Every so often I google myself, which may or may not be obscene, depending upon my obsession with the depth and reach of the search engine. How many minutes or hours I spend “googling”—a relatively new verb in our lexicon thanks to the corporation Google—will determine the innocence, practicality, or obsession of the activity. Googling –and of course even though there are other search engines, we are still “googling,”—is recommended for published writers, artists and musicians: Is anyone stealing our work? And because theft is almost impossible to track on the internet, it is gratifying to discover a perpetrator and demand payment. Gratifying, but rare. Usually a college professor somewhere has scanned something I’ve written to use in class. This is both a compliment and “fair use.” I do the same even though the university where I work has warned against it. In fact, so stern has been their mandate, that I feel guilty. Legally, I needn’t worry, but what about ethically? Am I cheating an author out of a royalty? Apparently not. The doctrine of fair use states that copies “for purposes such as criticism, comment, news reporting, teaching, (including multiple copies for classroom use), scholarship or research, is not considered an infringement of copyright.”

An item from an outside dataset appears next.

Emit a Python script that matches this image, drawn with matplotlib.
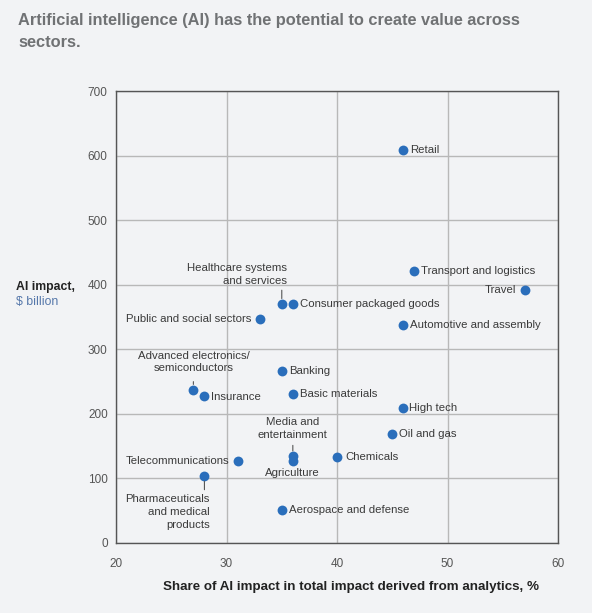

Good. I’ll stop googling myself.

However, just for fun, before I go: I googled Google. Apparently, it’s a play on the word “googol,”coined by Milton Sirotta, nine-year-old nephew of U.S. mathematician Edward Kasner in 1938, to refer to the number represented by 1 followed by one hundred zeroes.

Is this an apocryphal story? Is there any way I can find out...by googling?

One more entry, then. In British slang, to “throw a googly,” a word borrowed from cricket, means to ask a hard or unanswerable question. This conjures an image of the founders of Google—Larry Page and Sergey Brin—playing cricket at Stanford as they designed this quite miraculous tool, which has become a verb, and an obsession, in less than two decades.